** start MATERIAL FOR THE TASK **
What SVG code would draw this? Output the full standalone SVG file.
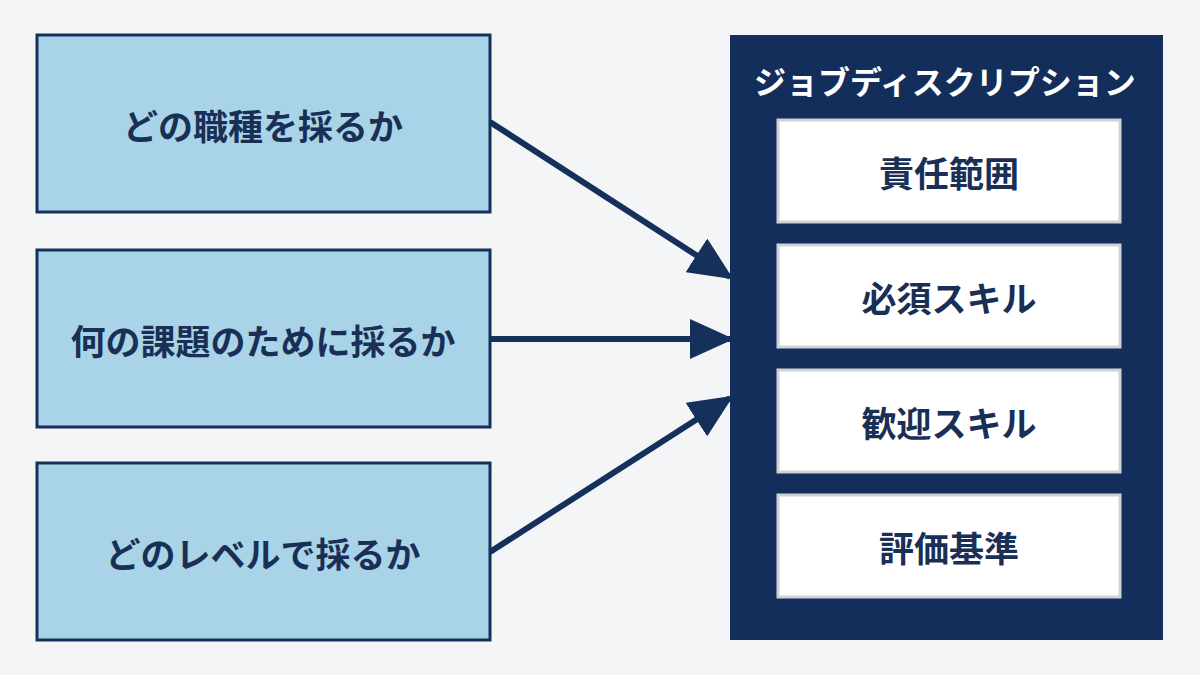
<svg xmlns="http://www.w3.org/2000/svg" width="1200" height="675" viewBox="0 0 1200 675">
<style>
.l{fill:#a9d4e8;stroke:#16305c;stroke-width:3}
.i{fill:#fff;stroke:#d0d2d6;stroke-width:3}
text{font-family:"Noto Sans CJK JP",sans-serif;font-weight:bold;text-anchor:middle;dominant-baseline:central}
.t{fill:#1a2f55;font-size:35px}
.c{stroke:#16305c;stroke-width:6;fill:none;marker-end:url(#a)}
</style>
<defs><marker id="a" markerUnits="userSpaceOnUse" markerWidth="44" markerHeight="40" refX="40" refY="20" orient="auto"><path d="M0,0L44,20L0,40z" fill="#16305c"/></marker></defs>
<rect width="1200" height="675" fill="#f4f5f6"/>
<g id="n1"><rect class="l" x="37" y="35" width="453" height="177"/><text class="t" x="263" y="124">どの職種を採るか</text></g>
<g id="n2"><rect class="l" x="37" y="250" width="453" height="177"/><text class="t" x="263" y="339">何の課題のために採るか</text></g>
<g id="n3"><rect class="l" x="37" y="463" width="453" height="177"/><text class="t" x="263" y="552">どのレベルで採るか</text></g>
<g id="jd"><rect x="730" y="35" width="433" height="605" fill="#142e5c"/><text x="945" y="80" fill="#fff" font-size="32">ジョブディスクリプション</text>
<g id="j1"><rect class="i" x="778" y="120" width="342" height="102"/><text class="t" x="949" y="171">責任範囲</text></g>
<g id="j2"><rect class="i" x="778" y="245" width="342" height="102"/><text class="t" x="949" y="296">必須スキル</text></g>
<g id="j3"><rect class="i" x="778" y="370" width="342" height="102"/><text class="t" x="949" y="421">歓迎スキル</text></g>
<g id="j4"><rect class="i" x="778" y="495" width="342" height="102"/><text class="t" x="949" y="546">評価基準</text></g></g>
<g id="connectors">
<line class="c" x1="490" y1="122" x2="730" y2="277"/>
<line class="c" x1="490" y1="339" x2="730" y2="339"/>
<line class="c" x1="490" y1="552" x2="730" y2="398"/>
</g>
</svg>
** end MATERIAL FOR THE TASK **
** start MATERIAL FOR THE TASK **
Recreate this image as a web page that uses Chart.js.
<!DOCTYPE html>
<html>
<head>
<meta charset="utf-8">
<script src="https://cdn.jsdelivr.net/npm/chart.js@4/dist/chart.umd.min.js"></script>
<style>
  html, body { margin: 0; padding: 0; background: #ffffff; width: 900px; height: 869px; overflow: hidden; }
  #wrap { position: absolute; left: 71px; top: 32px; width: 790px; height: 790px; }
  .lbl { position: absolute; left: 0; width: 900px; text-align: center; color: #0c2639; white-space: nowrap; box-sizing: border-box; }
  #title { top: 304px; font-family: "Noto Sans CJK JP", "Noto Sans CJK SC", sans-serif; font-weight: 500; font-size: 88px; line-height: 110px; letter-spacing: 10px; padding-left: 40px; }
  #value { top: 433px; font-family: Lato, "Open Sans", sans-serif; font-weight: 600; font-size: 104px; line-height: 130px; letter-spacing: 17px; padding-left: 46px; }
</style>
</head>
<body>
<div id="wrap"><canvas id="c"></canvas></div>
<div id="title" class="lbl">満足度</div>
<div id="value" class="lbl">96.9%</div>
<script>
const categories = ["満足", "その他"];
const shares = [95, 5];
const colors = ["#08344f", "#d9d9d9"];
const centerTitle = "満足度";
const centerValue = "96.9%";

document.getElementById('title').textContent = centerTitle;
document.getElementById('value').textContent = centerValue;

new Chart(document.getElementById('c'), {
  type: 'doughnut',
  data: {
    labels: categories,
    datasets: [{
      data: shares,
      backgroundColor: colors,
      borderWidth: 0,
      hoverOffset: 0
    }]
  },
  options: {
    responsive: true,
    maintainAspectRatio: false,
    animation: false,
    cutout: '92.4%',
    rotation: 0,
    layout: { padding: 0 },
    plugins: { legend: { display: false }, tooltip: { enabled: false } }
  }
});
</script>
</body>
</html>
** end MATERIAL FOR THE TASK **
State how many lines hold the word "this". The number is the whole answer.

TASK RESPONSE
2